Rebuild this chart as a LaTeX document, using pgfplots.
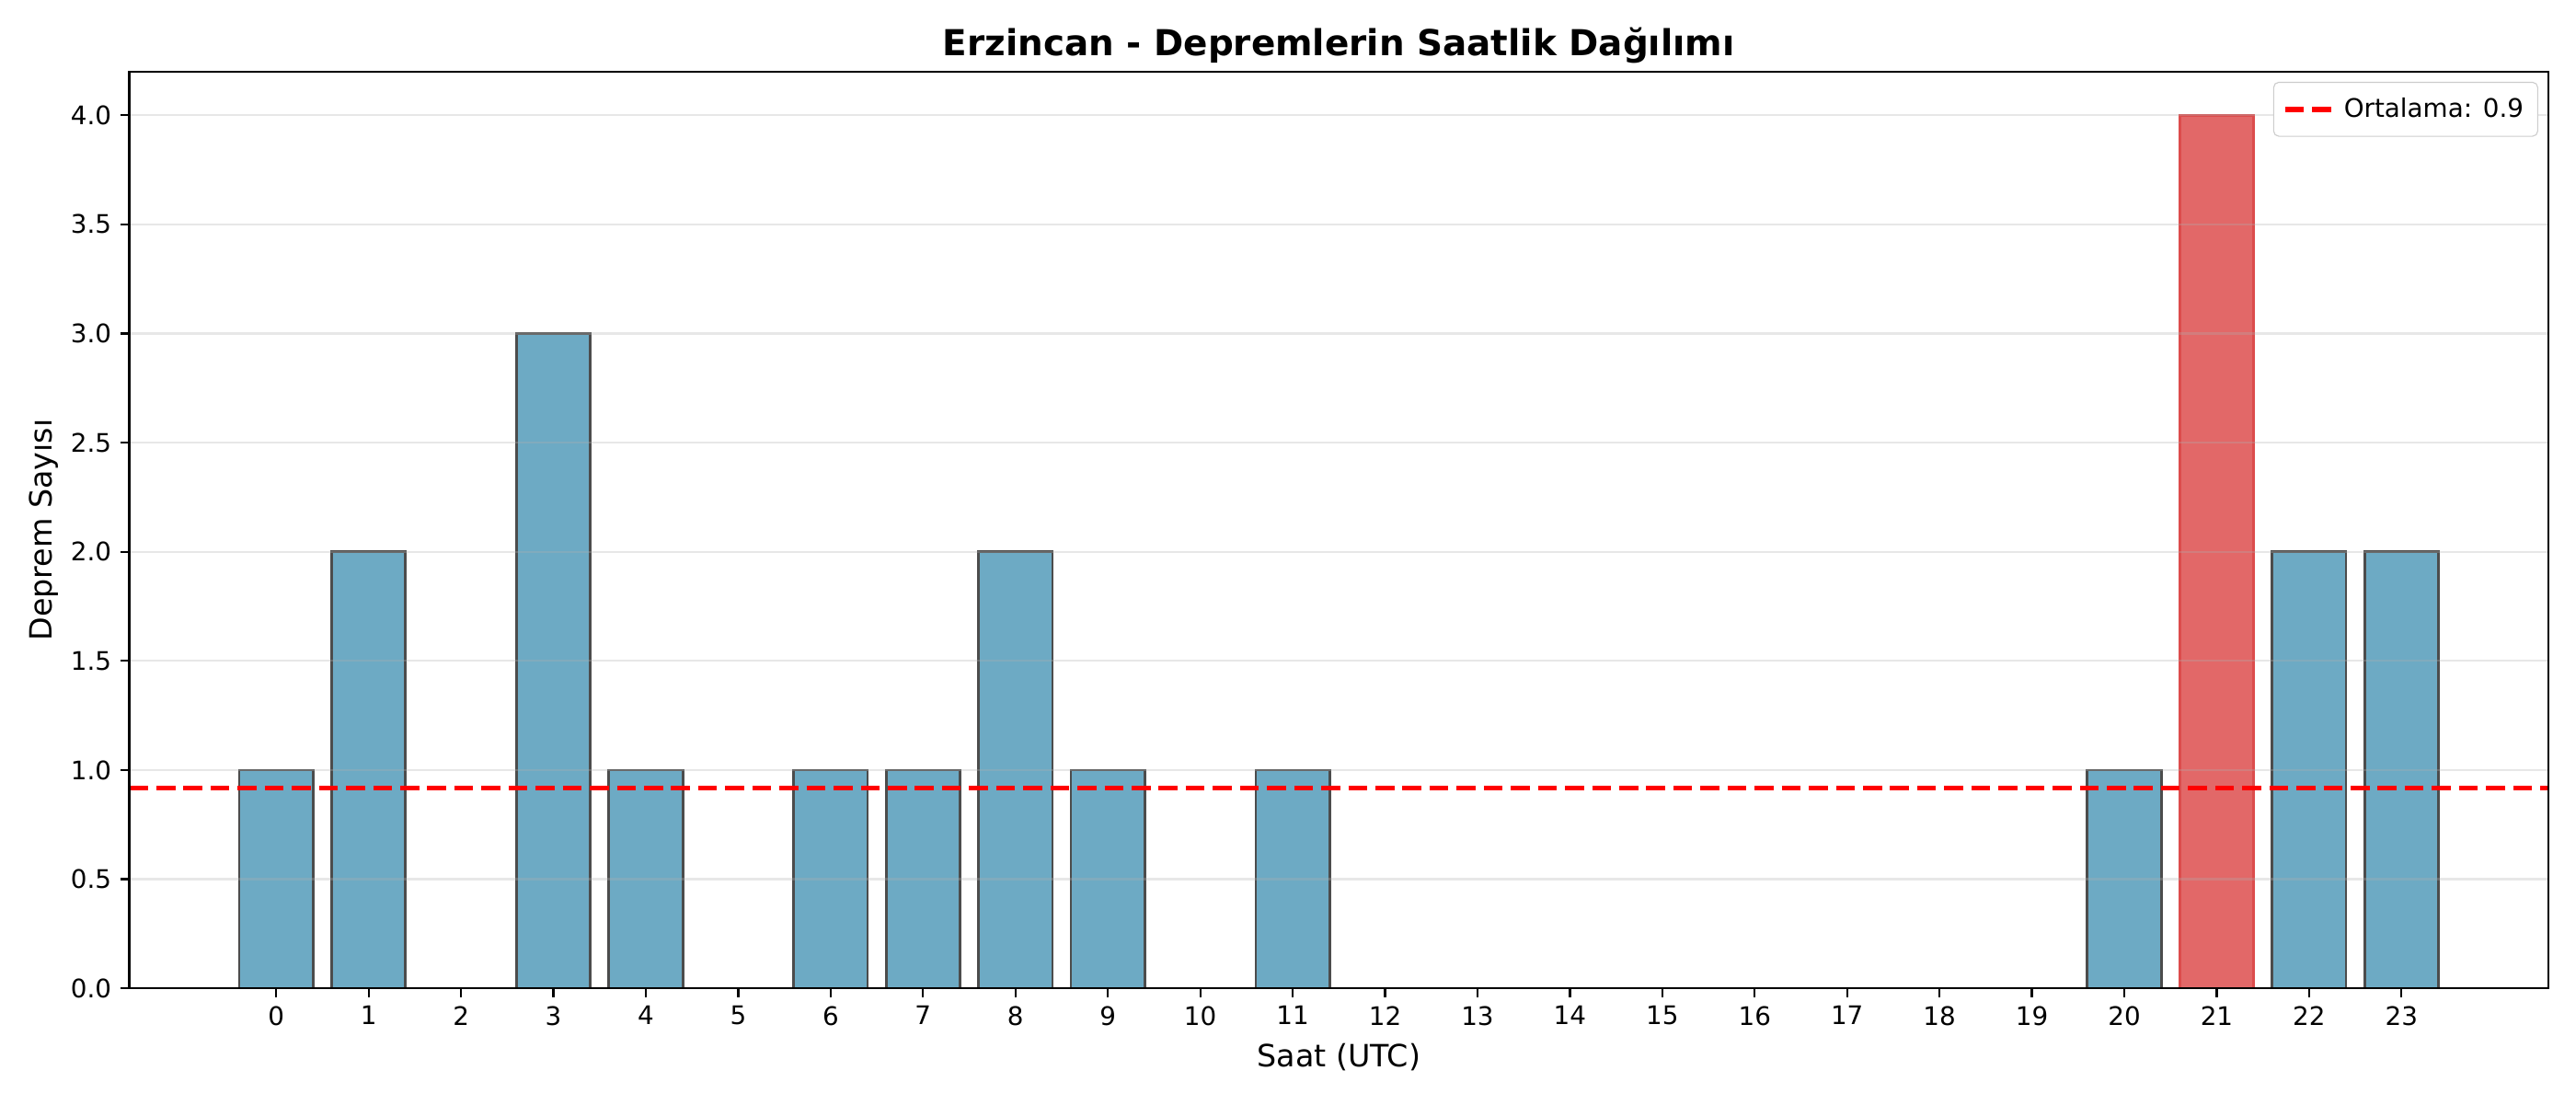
\documentclass[border=0pt]{standalone}
\usepackage{pgfplots}
\pgfplotsset{compat=1.18}
\usepackage{fontspec}
\setmainfont{DejaVu Sans}

\definecolor{barblue}{HTML}{6DAAC4}
\definecolor{barred}{HTML}{E26868}
\definecolor{edgered}{HTML}{DC4C4C}
\definecolor{meanred}{HTML}{FF0000}

\pgfplotsset{
    mplline/.style={legend image code/.code={\draw[##1] (0pt,0pt) -- (20pt,0pt);}},
}

\begin{document}
\begin{tikzpicture}
\path[use as bounding box] (-50.6pt,-45.3pt) rectangle (957.4pt,386.7pt);
\begin{axis}[
    scale only axis,
    width=946.6pt,
    height=358.7pt,
    xmin=-1.59, xmax=24.59,
    ymin=0, ymax=4.2,
    xtick={0,1,...,23},
    ytick={0,0.5,...,4.0},
    yticklabel style={/pgf/number format/.cd, fixed, fixed zerofill, precision=1},
    /pgf/number format/assume math mode=true,
    tick label style={font=\fontsize{10}{12}\selectfont},
    tick align=outside,
    tick pos=left,
    major tick length=3.5pt,
    every tick/.style={black, line width=0.8pt},
    axis line style={line width=0.8pt},
    ymajorgrids=true,
    grid style={color=black!31, opacity=0.3, line width=0.8pt},
    axis on top,
    title={\textbf{Erzincan - Depremlerin Saatlik Dağılımı}},
    title style={font=\fontsize{14}{17}\selectfont, at={(rel axis cs:0.5,1)}, anchor=center, yshift=4.2pt},
    xlabel={Saat (UTC)},
    ylabel={Deprem Sayısı},
    label style={font=\fontsize{12}{14}\selectfont},
    xlabel style={at={(rel axis cs:0.5,0)}, anchor=center, yshift=-27pt},
    ylabel style={at={(rel axis cs:0,0.5)}, anchor=center, yshift=33.5pt},
    legend style={at={(rel axis cs:1,1)}, anchor=north east, xshift=-4pt, yshift=-4pt,
        draw=black!20, rounded corners=2pt, font=\fontsize{10}{12}\selectfont,
        inner xsep=3.5pt, inner ysep=4pt},
    legend cell align=left,
]
% hourly counts (blue bars)
\addplot[ybar, bar width=0.8, bar shift=0pt, fill=barblue, draw=black!70, line width=1pt, forget plot]
coordinates {
    (0,1) (1,2) (3,3) (4,1) (6,1) (7,1) (8,2) (9,1) (11,1) (20,1) (22,2) (23,2)
};
% peak hour (red bar)
\addplot[ybar, bar width=0.8, bar shift=0pt, fill=barred, draw=edgered, line width=1pt, forget plot]
coordinates {
    (21,4)
};
% mean line
\addplot[meanred, line width=2pt, dash pattern=on 7.4pt off 3.2pt, mplline]
coordinates {
    (-1.59,0.9167) (24.59,0.9167)
};
\addlegendentry{Ortalama: 0.9}
\end{axis}
\end{tikzpicture}
\end{document}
☆ ☆ ☆ ☆ ☆ ☆ ☆
■ WHAT YOU ARE ASKED TO DO
Restate the entire listing word for word, excluding pictures.

■ SOLUTION
Rebuild this chart as a LaTeX document, using pgfplots.
\documentclass[border=0pt]{standalone}
\usepackage{pgfplots}
\pgfplotsset{compat=1.18}
\usepackage{fontspec}
\setmainfont{DejaVu Sans}

\definecolor{barblue}{HTML}{6DAAC4}
\definecolor{barred}{HTML}{E26868}
\definecolor{edgered}{HTML}{DC4C4C}
\definecolor{meanred}{HTML}{FF0000}

\pgfplotsset{
    mplline/.style={legend image code/.code={\draw[##1] (0pt,0pt) -- (20pt,0pt);}},
}

\begin{document}
\begin{tikzpicture}
\path[use as bounding box] (-50.6pt,-45.3pt) rectangle (957.4pt,386.7pt);
\begin{axis}[
    scale only axis,
    width=946.6pt,
    height=358.7pt,
    xmin=-1.59, xmax=24.59,
    ymin=0, ymax=4.2,
    xtick={0,1,...,23},
    ytick={0,0.5,...,4.0},
    yticklabel style={/pgf/number format/.cd, fixed, fixed zerofill, precision=1},
    /pgf/number format/assume math mode=true,
    tick label style={font=\fontsize{10}{12}\selectfont},
    tick align=outside,
    tick pos=left,
    major tick length=3.5pt,
    every tick/.style={black, line width=0.8pt},
    axis line style={line width=0.8pt},
    ymajorgrids=true,
    grid style={color=black!31, opacity=0.3, line width=0.8pt},
    axis on top,
    title={\textbf{Erzincan - Depremlerin Saatlik Dağılımı}},
    title style={font=\fontsize{14}{17}\selectfont, at={(rel axis cs:0.5,1)}, anchor=center, yshift=4.2pt},
    xlabel={Saat (UTC)},
    ylabel={Deprem Sayısı},
    label style={font=\fontsize{12}{14}\selectfont},
    xlabel style={at={(rel axis cs:0.5,0)}, anchor=center, yshift=-27pt},
    ylabel style={at={(rel axis cs:0,0.5)}, anchor=center, yshift=33.5pt},
    legend style={at={(rel axis cs:1,1)}, anchor=north east, xshift=-4pt, yshift=-4pt,
        draw=black!20, rounded corners=2pt, font=\fontsize{10}{12}\selectfont,
        inner xsep=3.5pt, inner ysep=4pt},
    legend cell align=left,
]
% hourly counts (blue bars)
\addplot[ybar, bar width=0.8, bar shift=0pt, fill=barblue, draw=black!70, line width=1pt, forget plot]
coordinates {
    (0,1) (1,2) (3,3) (4,1) (6,1) (7,1) (8,2) (9,1) (11,1) (20,1) (22,2) (23,2)
};
% peak hour (red bar)
\addplot[ybar, bar width=0.8, bar shift=0pt, fill=barred, draw=edgered, line width=1pt, forget plot]
coordinates {
    (21,4)
};
% mean line
\addplot[meanred, line width=2pt, dash pattern=on 7.4pt off 3.2pt, mplline]
coordinates {
    (-1.59,0.9167) (24.59,0.9167)
};
\addlegendentry{Ortalama: 0.9}
\end{axis}
\end{tikzpicture}
\end{document}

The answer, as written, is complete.